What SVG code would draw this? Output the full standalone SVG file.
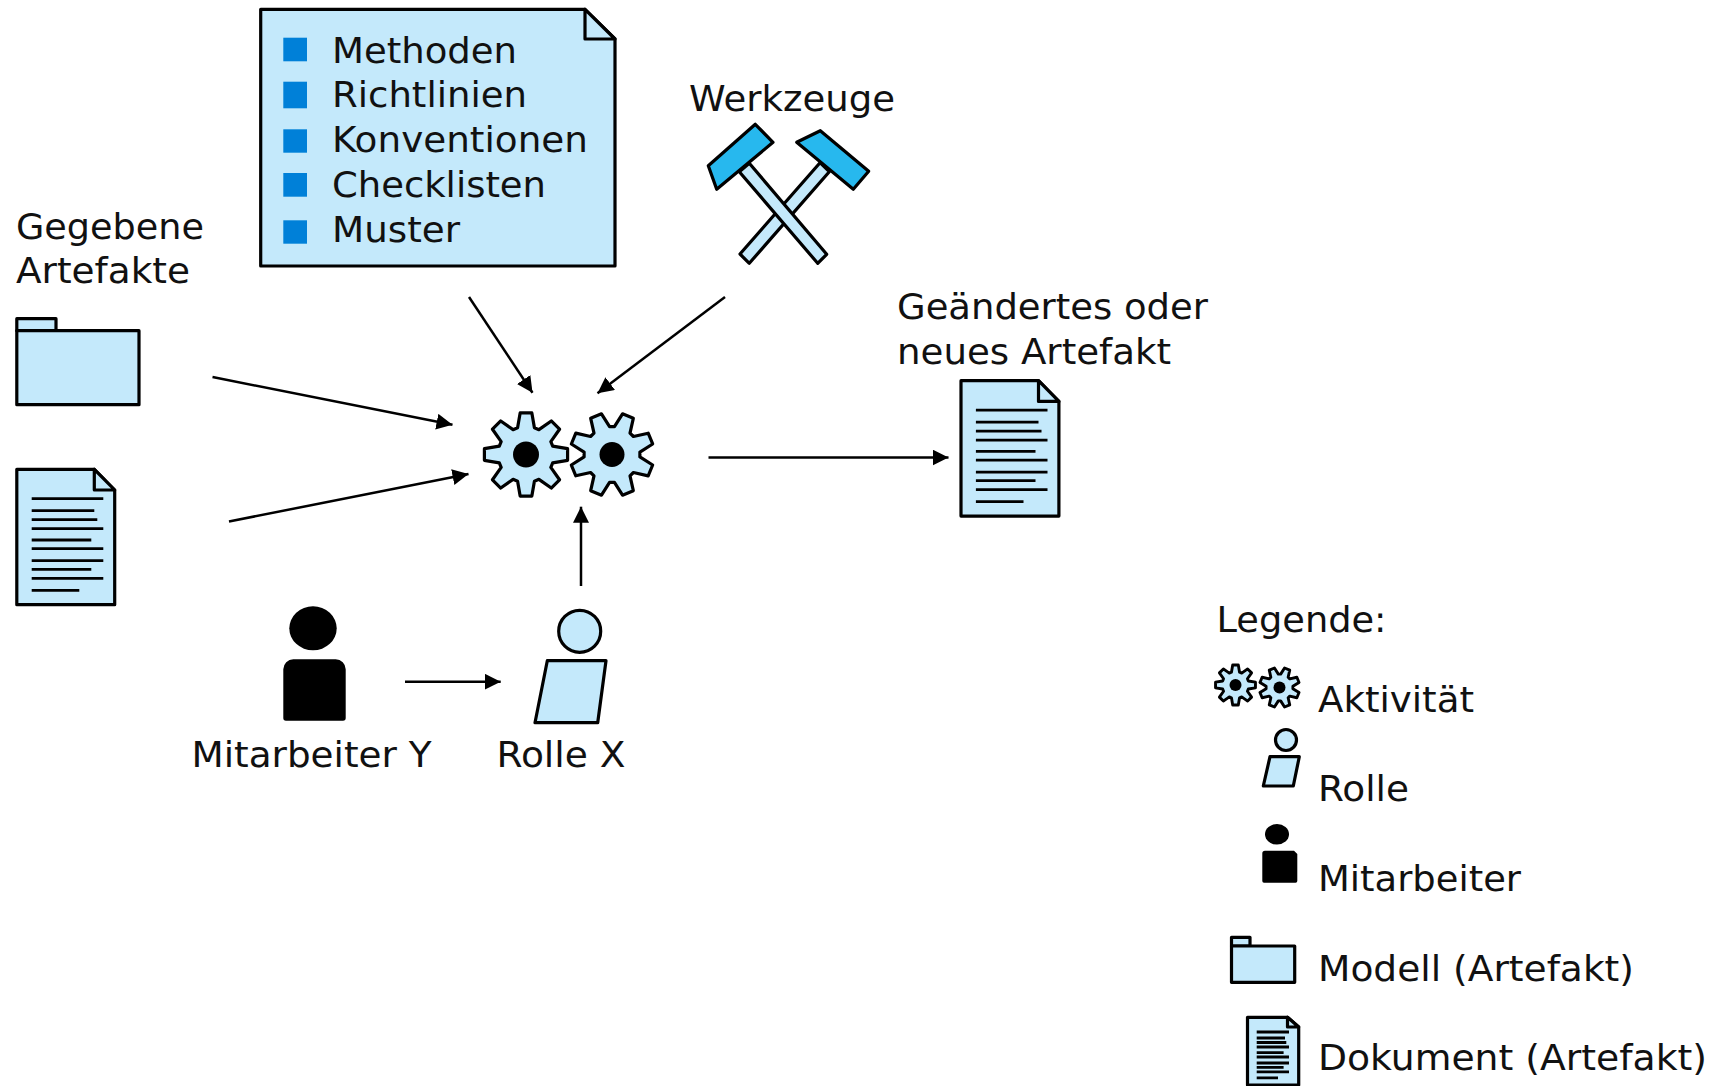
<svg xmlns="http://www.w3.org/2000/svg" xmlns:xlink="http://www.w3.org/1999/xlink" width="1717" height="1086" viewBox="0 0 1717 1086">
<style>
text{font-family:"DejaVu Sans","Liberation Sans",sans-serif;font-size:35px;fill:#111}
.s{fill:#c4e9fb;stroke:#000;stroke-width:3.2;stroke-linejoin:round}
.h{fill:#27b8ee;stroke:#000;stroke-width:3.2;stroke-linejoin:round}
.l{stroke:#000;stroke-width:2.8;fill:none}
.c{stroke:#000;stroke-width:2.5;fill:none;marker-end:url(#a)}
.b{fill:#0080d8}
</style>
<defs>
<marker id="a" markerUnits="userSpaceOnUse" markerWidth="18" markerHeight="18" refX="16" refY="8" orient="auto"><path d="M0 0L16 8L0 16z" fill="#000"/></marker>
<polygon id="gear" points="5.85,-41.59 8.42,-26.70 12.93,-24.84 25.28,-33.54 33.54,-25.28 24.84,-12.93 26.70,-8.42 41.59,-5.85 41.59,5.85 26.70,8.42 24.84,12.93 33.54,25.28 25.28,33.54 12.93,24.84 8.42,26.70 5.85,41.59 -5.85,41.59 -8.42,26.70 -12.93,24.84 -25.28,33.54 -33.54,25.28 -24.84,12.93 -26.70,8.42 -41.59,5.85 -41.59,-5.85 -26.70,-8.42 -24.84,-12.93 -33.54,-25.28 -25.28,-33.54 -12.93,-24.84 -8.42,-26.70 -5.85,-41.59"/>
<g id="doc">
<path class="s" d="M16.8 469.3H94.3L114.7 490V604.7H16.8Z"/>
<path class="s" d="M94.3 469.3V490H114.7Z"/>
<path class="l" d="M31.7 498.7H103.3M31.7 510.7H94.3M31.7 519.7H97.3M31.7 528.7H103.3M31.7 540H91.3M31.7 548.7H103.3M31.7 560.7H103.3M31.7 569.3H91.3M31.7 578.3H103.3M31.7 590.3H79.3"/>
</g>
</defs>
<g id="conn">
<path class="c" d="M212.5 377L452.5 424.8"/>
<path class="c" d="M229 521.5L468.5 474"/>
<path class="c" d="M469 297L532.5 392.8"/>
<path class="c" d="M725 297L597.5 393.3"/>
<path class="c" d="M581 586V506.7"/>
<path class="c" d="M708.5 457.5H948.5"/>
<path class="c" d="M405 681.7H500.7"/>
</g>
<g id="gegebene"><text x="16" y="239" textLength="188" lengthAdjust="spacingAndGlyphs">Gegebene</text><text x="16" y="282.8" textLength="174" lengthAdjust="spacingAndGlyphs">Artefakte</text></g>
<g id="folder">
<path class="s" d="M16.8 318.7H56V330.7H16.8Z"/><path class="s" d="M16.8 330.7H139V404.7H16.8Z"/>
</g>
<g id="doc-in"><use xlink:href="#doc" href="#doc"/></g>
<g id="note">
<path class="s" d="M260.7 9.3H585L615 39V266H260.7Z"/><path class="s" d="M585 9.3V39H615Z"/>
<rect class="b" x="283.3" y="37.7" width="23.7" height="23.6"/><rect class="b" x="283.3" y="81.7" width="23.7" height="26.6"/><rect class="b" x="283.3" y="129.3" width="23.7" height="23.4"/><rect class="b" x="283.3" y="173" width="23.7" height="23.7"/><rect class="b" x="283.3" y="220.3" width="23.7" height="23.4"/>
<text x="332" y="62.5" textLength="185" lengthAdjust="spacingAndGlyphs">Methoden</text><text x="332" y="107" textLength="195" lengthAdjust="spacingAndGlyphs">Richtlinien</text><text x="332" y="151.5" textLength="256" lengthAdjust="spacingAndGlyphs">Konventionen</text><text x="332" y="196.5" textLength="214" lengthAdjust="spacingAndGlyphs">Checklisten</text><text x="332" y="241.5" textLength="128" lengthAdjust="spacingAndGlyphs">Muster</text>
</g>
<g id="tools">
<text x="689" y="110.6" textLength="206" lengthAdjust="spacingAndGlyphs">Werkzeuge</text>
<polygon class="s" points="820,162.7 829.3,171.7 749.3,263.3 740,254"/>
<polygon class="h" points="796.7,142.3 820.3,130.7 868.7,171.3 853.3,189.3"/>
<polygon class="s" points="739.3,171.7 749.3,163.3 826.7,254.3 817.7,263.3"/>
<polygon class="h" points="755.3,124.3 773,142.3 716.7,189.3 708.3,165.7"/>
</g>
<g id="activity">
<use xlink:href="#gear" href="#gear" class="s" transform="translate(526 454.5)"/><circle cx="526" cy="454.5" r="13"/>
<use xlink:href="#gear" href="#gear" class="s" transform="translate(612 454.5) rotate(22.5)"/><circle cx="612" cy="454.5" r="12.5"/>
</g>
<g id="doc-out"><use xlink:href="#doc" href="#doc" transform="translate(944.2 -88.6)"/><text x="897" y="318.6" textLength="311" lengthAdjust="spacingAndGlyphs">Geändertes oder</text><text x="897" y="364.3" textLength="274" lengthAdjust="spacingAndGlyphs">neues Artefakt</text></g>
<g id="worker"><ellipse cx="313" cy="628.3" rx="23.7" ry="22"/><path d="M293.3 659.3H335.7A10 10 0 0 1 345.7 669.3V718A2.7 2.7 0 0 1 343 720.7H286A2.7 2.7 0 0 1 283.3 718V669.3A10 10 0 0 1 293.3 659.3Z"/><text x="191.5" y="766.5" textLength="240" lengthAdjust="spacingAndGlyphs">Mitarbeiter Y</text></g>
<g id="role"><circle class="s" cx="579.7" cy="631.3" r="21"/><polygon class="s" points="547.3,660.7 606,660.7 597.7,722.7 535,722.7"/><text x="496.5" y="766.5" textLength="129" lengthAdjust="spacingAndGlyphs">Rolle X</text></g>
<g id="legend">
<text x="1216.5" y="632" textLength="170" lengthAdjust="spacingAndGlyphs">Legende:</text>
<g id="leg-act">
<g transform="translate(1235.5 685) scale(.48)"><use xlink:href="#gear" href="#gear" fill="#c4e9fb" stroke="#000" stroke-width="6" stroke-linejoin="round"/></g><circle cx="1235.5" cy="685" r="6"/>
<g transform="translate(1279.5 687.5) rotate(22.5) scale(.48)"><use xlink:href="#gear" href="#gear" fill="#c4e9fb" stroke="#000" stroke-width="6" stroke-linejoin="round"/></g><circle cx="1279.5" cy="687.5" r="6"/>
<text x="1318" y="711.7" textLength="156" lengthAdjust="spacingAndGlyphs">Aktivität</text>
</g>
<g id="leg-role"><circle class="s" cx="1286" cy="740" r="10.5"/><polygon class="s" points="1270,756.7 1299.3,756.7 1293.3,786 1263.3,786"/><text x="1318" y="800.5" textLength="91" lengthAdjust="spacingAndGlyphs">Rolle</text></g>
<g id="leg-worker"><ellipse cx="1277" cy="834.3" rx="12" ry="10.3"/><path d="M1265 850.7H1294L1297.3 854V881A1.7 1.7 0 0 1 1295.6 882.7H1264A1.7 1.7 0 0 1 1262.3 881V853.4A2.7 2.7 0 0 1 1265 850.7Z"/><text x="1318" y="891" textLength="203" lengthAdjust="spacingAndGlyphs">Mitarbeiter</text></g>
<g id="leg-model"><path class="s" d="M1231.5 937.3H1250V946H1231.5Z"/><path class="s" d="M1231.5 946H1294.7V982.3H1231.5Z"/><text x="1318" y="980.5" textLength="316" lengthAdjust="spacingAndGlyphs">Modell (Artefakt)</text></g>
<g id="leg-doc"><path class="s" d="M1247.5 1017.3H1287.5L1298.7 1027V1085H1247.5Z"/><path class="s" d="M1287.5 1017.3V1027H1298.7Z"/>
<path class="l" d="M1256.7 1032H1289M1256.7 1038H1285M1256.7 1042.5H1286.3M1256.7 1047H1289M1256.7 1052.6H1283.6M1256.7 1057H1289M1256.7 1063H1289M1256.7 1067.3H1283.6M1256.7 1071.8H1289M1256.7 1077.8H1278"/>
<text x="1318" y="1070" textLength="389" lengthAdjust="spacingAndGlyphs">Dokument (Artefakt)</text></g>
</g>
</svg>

--

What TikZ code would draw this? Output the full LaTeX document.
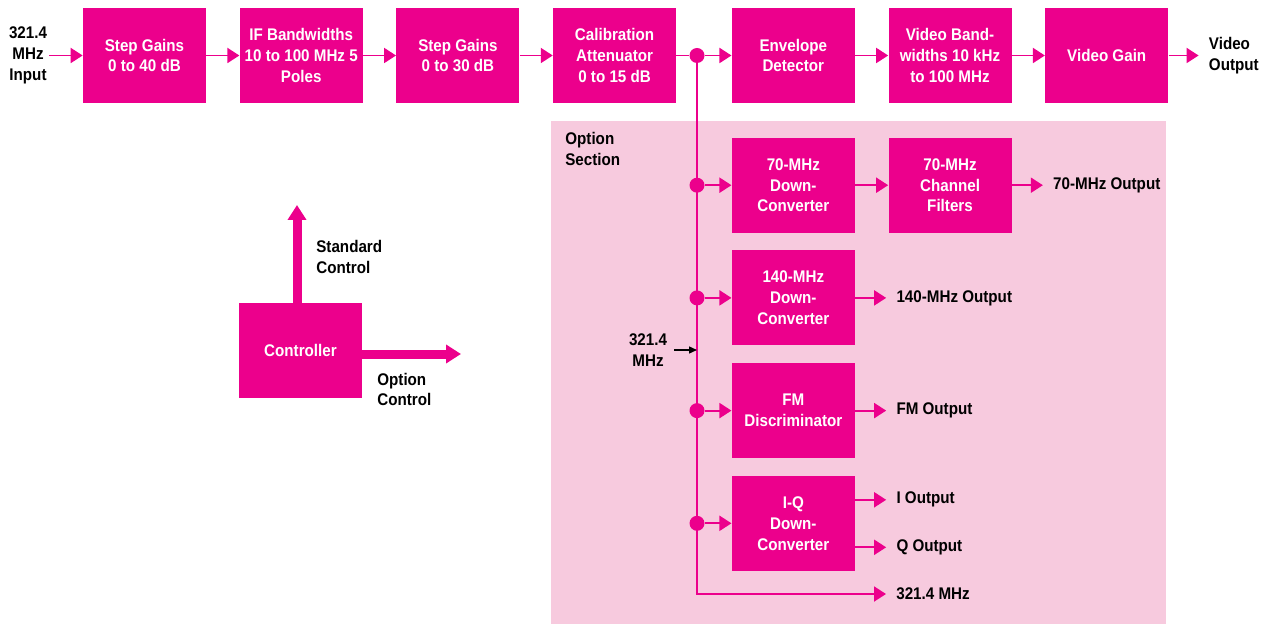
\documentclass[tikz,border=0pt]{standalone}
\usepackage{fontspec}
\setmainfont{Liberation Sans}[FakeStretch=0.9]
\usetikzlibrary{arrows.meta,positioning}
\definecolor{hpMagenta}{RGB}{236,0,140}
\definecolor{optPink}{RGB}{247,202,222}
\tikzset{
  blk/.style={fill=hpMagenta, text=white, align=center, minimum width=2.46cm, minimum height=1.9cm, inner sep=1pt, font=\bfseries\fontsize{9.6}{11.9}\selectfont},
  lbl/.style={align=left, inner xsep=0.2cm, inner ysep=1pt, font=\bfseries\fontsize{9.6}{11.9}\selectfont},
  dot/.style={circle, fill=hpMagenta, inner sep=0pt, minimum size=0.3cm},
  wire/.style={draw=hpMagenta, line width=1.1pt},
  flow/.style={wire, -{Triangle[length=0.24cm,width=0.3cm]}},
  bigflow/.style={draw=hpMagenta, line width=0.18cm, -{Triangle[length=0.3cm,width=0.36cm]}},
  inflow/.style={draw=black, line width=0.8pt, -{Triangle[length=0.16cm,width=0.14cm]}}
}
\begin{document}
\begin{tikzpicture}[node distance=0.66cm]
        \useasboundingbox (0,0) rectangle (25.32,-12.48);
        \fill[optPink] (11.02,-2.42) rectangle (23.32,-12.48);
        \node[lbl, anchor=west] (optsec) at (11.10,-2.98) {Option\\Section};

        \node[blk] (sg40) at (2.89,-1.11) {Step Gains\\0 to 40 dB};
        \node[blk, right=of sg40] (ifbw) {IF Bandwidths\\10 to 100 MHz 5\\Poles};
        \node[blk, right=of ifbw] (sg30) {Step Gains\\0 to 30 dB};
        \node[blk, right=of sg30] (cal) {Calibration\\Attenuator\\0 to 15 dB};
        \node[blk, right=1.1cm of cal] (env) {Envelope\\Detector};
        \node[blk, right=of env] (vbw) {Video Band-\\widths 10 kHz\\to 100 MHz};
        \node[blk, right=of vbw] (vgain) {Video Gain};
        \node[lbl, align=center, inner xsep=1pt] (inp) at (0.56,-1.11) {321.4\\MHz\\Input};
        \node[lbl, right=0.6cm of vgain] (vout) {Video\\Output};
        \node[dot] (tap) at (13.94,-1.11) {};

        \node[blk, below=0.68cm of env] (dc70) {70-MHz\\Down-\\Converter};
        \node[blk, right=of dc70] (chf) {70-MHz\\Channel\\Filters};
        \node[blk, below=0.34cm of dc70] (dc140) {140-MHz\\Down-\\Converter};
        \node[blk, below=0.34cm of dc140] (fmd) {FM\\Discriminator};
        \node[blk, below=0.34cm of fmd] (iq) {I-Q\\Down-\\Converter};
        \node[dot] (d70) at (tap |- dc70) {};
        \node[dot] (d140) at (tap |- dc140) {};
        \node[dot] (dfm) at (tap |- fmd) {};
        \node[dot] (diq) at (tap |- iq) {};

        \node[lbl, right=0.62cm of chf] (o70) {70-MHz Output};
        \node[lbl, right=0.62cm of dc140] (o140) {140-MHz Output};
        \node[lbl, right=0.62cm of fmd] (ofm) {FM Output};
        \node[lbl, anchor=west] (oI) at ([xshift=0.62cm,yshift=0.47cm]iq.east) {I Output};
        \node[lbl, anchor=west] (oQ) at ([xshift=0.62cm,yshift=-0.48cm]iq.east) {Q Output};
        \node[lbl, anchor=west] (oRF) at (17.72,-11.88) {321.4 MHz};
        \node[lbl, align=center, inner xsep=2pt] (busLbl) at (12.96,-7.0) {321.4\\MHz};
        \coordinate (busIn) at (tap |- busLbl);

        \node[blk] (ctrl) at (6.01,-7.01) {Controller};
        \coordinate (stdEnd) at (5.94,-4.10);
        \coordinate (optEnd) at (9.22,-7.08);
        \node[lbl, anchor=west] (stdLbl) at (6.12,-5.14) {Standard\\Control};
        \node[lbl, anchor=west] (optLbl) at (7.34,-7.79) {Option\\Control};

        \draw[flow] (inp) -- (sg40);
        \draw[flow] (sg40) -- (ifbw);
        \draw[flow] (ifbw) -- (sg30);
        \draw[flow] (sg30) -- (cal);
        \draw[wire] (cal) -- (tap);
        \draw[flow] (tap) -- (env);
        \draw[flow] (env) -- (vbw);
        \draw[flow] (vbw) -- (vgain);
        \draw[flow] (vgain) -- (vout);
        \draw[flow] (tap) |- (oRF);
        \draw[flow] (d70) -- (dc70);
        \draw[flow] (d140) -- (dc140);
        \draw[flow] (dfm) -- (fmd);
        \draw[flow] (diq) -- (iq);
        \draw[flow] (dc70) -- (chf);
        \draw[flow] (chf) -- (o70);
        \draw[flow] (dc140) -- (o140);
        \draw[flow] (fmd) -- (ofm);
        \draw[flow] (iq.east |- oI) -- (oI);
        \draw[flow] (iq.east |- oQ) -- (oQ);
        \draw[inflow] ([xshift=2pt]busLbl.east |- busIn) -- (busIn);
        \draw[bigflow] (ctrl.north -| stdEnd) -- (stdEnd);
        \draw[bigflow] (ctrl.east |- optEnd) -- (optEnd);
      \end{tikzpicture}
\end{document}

==

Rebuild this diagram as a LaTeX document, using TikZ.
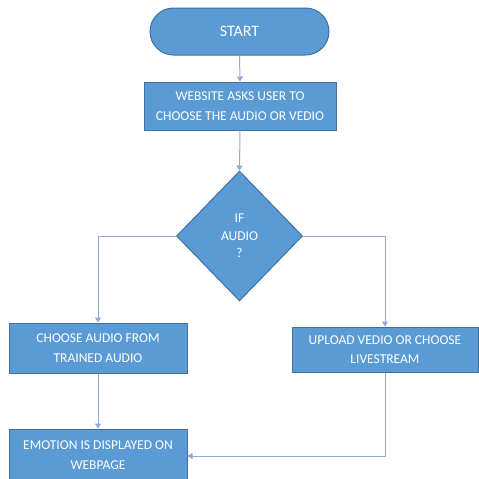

STATED PROBLEM
Tally up the lines with the word "LaTeX" in them, and answer with that number by itself.

RESPONSE TO THIS EXERCISE
2